> **DATA EXCERPT**:
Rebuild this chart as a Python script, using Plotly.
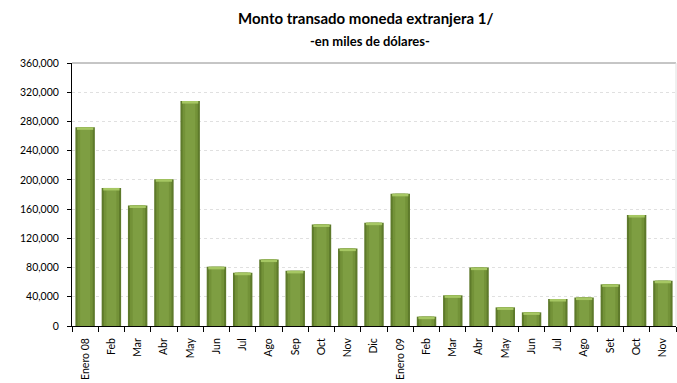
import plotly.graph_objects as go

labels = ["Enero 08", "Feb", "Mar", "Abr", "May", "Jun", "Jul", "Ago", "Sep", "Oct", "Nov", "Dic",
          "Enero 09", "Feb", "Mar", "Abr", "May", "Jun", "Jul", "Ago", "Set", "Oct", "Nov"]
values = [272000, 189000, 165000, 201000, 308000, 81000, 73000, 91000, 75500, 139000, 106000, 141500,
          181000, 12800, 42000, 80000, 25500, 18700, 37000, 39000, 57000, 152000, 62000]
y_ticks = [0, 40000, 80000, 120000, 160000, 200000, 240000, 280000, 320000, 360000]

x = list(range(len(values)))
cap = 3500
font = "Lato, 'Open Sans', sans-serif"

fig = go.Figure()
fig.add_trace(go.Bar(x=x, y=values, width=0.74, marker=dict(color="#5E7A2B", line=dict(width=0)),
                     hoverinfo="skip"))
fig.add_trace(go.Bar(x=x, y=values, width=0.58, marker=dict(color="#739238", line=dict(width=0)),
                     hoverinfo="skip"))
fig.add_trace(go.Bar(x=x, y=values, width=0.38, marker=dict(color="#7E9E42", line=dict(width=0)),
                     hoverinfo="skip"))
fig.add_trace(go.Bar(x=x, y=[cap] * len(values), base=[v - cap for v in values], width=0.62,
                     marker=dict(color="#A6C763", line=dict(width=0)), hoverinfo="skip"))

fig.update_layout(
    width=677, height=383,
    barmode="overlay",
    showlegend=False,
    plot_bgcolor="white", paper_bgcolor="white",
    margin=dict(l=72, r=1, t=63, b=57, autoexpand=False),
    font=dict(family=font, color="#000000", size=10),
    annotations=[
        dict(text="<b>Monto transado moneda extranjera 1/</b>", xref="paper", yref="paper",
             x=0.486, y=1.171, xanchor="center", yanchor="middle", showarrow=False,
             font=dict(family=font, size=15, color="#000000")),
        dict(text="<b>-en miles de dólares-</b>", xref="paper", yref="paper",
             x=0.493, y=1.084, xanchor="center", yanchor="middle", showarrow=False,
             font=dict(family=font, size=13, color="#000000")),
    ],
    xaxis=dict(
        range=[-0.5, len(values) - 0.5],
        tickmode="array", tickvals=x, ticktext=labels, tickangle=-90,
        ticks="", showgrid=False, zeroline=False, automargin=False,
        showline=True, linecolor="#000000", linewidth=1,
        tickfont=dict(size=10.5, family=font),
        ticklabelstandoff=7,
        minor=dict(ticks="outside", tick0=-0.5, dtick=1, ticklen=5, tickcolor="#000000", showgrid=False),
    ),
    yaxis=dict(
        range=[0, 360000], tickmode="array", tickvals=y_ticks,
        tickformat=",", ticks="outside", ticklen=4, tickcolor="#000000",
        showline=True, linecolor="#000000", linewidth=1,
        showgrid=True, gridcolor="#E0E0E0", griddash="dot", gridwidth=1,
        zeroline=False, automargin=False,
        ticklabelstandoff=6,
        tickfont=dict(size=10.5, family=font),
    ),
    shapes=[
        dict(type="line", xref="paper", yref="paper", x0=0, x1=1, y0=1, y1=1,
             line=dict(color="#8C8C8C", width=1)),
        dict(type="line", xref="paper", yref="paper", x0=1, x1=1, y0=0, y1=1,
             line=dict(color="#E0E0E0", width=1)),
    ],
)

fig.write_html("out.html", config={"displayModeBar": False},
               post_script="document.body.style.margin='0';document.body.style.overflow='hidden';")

> **WHAT IS NEEDED**: Pictures excluded, quote all the data above exactly.

> **SOLUTION TO THE PROBLEM**:
Rebuild this chart as a Python script, using Plotly.
import plotly.graph_objects as go

labels = ["Enero 08", "Feb", "Mar", "Abr", "May", "Jun", "Jul", "Ago", "Sep", "Oct", "Nov", "Dic",
          "Enero 09", "Feb", "Mar", "Abr", "May", "Jun", "Jul", "Ago", "Set", "Oct", "Nov"]
values = [272000, 189000, 165000, 201000, 308000, 81000, 73000, 91000, 75500, 139000, 106000, 141500,
          181000, 12800, 42000, 80000, 25500, 18700, 37000, 39000, 57000, 152000, 62000]
y_ticks = [0, 40000, 80000, 120000, 160000, 200000, 240000, 280000, 320000, 360000]

x = list(range(len(values)))
cap = 3500
font = "Lato, 'Open Sans', sans-serif"

fig = go.Figure()
fig.add_trace(go.Bar(x=x, y=values, width=0.74, marker=dict(color="#5E7A2B", line=dict(width=0)),
                     hoverinfo="skip"))
fig.add_trace(go.Bar(x=x, y=values, width=0.58, marker=dict(color="#739238", line=dict(width=0)),
                     hoverinfo="skip"))
fig.add_trace(go.Bar(x=x, y=values, width=0.38, marker=dict(color="#7E9E42", line=dict(width=0)),
                     hoverinfo="skip"))
fig.add_trace(go.Bar(x=x, y=[cap] * len(values), base=[v - cap for v in values], width=0.62,
                     marker=dict(color="#A6C763", line=dict(width=0)), hoverinfo="skip"))

fig.update_layout(
    width=677, height=383,
    barmode="overlay",
    showlegend=False,
    plot_bgcolor="white", paper_bgcolor="white",
    margin=dict(l=72, r=1, t=63, b=57, autoexpand=False),
    font=dict(family=font, color="#000000", size=10),
    annotations=[
        dict(text="<b>Monto transado moneda extranjera 1/</b>", xref="paper", yref="paper",
             x=0.486, y=1.171, xanchor="center", yanchor="middle", showarrow=False,
             font=dict(family=font, size=15, color="#000000")),
        dict(text="<b>-en miles de dólares-</b>", xref="paper", yref="paper",
             x=0.493, y=1.084, xanchor="center", yanchor="middle", showarrow=False,
             font=dict(family=font, size=13, color="#000000")),
    ],
    xaxis=dict(
        range=[-0.5, len(values) - 0.5],
        tickmode="array", tickvals=x, ticktext=labels, tickangle=-90,
        ticks="", showgrid=False, zeroline=False, automargin=False,
        showline=True, linecolor="#000000", linewidth=1,
        tickfont=dict(size=10.5, family=font),
        ticklabelstandoff=7,
        minor=dict(ticks="outside", tick0=-0.5, dtick=1, ticklen=5, tickcolor="#000000", showgrid=False),
    ),
    yaxis=dict(
        range=[0, 360000], tickmode="array", tickvals=y_ticks,
        tickformat=",", ticks="outside", ticklen=4, tickcolor="#000000",
        showline=True, linecolor="#000000", linewidth=1,
        showgrid=True, gridcolor="#E0E0E0", griddash="dot", gridwidth=1,
        zeroline=False, automargin=False,
        ticklabelstandoff=6,
        tickfont=dict(size=10.5, family=font),
    ),
    shapes=[
        dict(type="line", xref="paper", yref="paper", x0=0, x1=1, y0=1, y1=1,
             line=dict(color="#8C8C8C", width=1)),
        dict(type="line", xref="paper", yref="paper", x0=1, x1=1, y0=0, y1=1,
             line=dict(color="#E0E0E0", width=1)),
    ],
)

fig.write_html("out.html", config={"displayModeBar": False},
               post_script="document.body.style.margin='0';document.body.style.overflow='hidden';")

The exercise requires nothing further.